**Extracted material**.
★ ★ ★ ★ ★

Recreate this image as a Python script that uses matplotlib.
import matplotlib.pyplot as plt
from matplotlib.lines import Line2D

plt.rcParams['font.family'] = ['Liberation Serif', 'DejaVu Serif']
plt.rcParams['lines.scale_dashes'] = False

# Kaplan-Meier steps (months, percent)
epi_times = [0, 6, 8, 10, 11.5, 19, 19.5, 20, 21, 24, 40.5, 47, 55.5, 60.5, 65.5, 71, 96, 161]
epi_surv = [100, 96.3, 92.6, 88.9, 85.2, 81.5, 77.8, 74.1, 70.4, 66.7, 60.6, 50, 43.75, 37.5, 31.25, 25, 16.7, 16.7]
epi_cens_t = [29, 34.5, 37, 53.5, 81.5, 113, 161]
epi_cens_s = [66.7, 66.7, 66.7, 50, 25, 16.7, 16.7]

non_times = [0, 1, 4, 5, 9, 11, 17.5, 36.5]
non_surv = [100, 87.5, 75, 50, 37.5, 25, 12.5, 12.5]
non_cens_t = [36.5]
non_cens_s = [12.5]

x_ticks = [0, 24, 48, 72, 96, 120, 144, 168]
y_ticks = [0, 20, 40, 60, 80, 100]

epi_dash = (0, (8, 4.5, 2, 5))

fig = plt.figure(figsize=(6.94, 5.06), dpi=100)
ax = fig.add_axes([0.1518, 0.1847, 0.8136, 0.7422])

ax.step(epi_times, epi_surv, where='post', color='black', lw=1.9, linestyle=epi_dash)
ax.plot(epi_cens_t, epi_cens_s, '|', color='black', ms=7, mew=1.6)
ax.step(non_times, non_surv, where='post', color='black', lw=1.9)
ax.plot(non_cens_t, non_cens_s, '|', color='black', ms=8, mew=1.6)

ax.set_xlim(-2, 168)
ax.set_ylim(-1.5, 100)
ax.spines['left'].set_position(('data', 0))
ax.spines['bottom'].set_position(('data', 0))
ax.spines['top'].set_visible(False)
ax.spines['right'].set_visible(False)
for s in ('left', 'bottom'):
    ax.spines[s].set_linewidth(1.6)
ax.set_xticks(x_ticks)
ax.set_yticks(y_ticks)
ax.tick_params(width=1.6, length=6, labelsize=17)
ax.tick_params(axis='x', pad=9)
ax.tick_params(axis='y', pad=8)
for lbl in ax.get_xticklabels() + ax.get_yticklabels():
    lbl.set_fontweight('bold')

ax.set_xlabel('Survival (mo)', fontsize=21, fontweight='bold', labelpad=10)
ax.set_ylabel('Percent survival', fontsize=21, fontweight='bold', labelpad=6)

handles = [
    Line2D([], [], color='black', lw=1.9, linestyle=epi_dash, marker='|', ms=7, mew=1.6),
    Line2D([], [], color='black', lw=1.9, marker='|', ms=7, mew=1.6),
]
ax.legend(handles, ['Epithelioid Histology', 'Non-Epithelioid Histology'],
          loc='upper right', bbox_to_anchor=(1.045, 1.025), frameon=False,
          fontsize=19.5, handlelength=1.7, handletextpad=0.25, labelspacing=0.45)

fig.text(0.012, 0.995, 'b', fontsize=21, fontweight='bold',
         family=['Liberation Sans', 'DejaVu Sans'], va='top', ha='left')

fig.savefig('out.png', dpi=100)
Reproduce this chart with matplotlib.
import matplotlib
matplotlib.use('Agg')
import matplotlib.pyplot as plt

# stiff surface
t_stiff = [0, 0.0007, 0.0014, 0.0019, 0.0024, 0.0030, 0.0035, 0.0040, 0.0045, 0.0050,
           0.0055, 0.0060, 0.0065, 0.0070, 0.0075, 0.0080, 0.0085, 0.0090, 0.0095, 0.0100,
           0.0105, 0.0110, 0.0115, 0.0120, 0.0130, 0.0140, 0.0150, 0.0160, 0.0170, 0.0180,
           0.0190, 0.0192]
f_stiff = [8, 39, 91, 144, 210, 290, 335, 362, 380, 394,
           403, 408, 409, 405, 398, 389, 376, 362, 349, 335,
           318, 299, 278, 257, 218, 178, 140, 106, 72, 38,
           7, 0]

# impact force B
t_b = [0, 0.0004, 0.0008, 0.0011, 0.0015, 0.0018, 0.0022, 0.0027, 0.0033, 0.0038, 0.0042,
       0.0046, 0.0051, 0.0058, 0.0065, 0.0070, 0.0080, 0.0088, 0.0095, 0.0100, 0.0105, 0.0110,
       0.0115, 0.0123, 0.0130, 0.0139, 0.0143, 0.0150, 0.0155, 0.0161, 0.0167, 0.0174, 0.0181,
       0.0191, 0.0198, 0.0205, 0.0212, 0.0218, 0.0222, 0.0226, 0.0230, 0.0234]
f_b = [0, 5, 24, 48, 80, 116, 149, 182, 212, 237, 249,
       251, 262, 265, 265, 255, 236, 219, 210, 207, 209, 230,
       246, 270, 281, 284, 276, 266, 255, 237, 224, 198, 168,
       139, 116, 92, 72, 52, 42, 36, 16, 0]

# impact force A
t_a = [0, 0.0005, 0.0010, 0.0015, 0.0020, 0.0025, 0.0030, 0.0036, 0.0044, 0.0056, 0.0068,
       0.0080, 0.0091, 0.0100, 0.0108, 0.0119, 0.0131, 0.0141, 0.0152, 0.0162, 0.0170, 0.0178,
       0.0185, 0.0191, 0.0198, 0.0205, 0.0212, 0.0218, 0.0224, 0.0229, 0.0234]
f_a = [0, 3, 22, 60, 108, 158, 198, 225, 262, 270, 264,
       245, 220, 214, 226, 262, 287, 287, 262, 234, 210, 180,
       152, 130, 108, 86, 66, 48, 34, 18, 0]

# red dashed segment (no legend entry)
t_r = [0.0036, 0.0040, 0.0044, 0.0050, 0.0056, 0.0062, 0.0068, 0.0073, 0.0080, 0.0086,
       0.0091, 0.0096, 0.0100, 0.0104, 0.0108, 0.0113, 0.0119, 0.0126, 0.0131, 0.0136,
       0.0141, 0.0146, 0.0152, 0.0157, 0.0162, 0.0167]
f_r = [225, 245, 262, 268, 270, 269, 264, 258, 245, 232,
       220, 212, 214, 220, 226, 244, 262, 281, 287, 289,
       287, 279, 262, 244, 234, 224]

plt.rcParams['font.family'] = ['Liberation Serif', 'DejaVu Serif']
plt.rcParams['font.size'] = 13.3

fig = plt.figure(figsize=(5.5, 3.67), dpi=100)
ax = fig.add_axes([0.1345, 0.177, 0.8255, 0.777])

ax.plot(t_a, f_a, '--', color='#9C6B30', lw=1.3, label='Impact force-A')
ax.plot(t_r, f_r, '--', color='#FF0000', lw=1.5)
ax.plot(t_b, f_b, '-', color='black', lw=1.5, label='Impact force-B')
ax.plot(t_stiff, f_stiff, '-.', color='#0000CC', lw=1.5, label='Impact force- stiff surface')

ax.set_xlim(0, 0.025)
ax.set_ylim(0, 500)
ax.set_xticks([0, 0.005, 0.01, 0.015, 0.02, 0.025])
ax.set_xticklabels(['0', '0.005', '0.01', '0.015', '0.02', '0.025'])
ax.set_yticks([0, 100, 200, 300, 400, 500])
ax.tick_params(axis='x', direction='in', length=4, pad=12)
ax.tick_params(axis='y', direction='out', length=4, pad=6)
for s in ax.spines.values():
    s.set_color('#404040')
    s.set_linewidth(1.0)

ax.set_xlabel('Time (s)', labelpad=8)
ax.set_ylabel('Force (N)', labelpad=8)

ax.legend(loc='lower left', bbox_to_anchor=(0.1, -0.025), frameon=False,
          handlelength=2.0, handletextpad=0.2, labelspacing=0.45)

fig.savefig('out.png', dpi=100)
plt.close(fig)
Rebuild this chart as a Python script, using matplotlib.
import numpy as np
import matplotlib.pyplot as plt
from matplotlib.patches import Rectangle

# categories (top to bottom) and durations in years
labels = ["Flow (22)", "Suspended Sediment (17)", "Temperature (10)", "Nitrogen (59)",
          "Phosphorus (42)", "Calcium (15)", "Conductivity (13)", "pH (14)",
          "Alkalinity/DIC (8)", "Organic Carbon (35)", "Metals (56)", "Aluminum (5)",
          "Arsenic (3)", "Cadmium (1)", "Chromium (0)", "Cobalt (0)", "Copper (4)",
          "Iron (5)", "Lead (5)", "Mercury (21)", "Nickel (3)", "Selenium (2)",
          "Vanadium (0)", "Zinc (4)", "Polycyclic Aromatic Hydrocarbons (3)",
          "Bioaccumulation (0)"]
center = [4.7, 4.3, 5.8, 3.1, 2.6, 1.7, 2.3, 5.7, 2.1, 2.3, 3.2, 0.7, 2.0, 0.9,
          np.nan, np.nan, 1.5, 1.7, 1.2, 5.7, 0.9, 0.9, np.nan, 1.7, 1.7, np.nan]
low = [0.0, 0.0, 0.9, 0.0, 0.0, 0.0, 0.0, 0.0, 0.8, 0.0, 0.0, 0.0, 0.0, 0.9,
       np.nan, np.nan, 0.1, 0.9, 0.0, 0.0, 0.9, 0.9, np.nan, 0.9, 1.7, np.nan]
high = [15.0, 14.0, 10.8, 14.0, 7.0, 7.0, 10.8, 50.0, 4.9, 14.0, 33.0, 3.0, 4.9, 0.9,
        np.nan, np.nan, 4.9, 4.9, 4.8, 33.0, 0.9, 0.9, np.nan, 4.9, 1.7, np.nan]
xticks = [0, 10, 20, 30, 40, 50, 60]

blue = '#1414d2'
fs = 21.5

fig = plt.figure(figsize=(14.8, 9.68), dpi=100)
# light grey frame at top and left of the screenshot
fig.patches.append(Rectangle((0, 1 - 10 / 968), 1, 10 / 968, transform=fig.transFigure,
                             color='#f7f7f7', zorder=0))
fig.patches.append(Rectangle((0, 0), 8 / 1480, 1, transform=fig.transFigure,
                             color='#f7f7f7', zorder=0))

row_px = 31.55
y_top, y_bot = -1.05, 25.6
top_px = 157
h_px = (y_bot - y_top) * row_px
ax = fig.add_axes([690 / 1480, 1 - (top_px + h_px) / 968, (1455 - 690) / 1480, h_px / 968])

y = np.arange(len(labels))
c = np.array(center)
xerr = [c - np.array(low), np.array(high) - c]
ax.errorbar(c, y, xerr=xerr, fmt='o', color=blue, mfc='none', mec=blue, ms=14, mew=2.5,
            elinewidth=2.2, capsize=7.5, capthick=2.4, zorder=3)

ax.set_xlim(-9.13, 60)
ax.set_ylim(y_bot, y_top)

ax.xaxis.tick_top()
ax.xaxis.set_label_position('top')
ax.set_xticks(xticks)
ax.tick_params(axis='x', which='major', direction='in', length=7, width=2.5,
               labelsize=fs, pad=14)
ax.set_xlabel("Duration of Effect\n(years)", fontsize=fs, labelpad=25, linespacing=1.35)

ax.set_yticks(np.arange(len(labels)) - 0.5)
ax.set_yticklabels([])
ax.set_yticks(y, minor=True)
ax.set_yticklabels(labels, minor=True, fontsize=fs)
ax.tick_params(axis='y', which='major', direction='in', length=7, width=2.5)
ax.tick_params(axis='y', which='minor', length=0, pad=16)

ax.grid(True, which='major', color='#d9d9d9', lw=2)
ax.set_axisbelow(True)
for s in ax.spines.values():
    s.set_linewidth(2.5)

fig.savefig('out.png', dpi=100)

★ ★ ★ ★ ★

**Task**. Starting at the line that holds "Rebuild this chart", copy each line exactly and stop after the line that holds "ax.set_ylim(y_bot, y_top)".

**Reply**.
Rebuild this chart as a Python script, using matplotlib.
import numpy as np
import matplotlib.pyplot as plt
from matplotlib.patches import Rectangle

# categories (top to bottom) and durations in years
labels = ["Flow (22)", "Suspended Sediment (17)", "Temperature (10)", "Nitrogen (59)",
          "Phosphorus (42)", "Calcium (15)", "Conductivity (13)", "pH (14)",
          "Alkalinity/DIC (8)", "Organic Carbon (35)", "Metals (56)", "Aluminum (5)",
          "Arsenic (3)", "Cadmium (1)", "Chromium (0)", "Cobalt (0)", "Copper (4)",
          "Iron (5)", "Lead (5)", "Mercury (21)", "Nickel (3)", "Selenium (2)",
          "Vanadium (0)", "Zinc (4)", "Polycyclic Aromatic Hydrocarbons (3)",
          "Bioaccumulation (0)"]
center = [4.7, 4.3, 5.8, 3.1, 2.6, 1.7, 2.3, 5.7, 2.1, 2.3, 3.2, 0.7, 2.0, 0.9,
          np.nan, np.nan, 1.5, 1.7, 1.2, 5.7, 0.9, 0.9, np.nan, 1.7, 1.7, np.nan]
low = [0.0, 0.0, 0.9, 0.0, 0.0, 0.0, 0.0, 0.0, 0.8, 0.0, 0.0, 0.0, 0.0, 0.9,
       np.nan, np.nan, 0.1, 0.9, 0.0, 0.0, 0.9, 0.9, np.nan, 0.9, 1.7, np.nan]
high = [15.0, 14.0, 10.8, 14.0, 7.0, 7.0, 10.8, 50.0, 4.9, 14.0, 33.0, 3.0, 4.9, 0.9,
        np.nan, np.nan, 4.9, 4.9, 4.8, 33.0, 0.9, 0.9, np.nan, 4.9, 1.7, np.nan]
xticks = [0, 10, 20, 30, 40, 50, 60]

blue = '#1414d2'
fs = 21.5

fig = plt.figure(figsize=(14.8, 9.68), dpi=100)
# light grey frame at top and left of the screenshot
fig.patches.append(Rectangle((0, 1 - 10 / 968), 1, 10 / 968, transform=fig.transFigure,
                             color='#f7f7f7', zorder=0))
fig.patches.append(Rectangle((0, 0), 8 / 1480, 1, transform=fig.transFigure,
                             color='#f7f7f7', zorder=0))

row_px = 31.55
y_top, y_bot = -1.05, 25.6
top_px = 157
h_px = (y_bot - y_top) * row_px
ax = fig.add_axes([690 / 1480, 1 - (top_px + h_px) / 968, (1455 - 690) / 1480, h_px / 968])

y = np.arange(len(labels))
c = np.array(center)
xerr = [c - np.array(low), np.array(high) - c]
ax.errorbar(c, y, xerr=xerr, fmt='o', color=blue, mfc='none', mec=blue, ms=14, mew=2.5,
            elinewidth=2.2, capsize=7.5, capthick=2.4, zorder=3)

ax.set_xlim(-9.13, 60)
ax.set_ylim(y_bot, y_top)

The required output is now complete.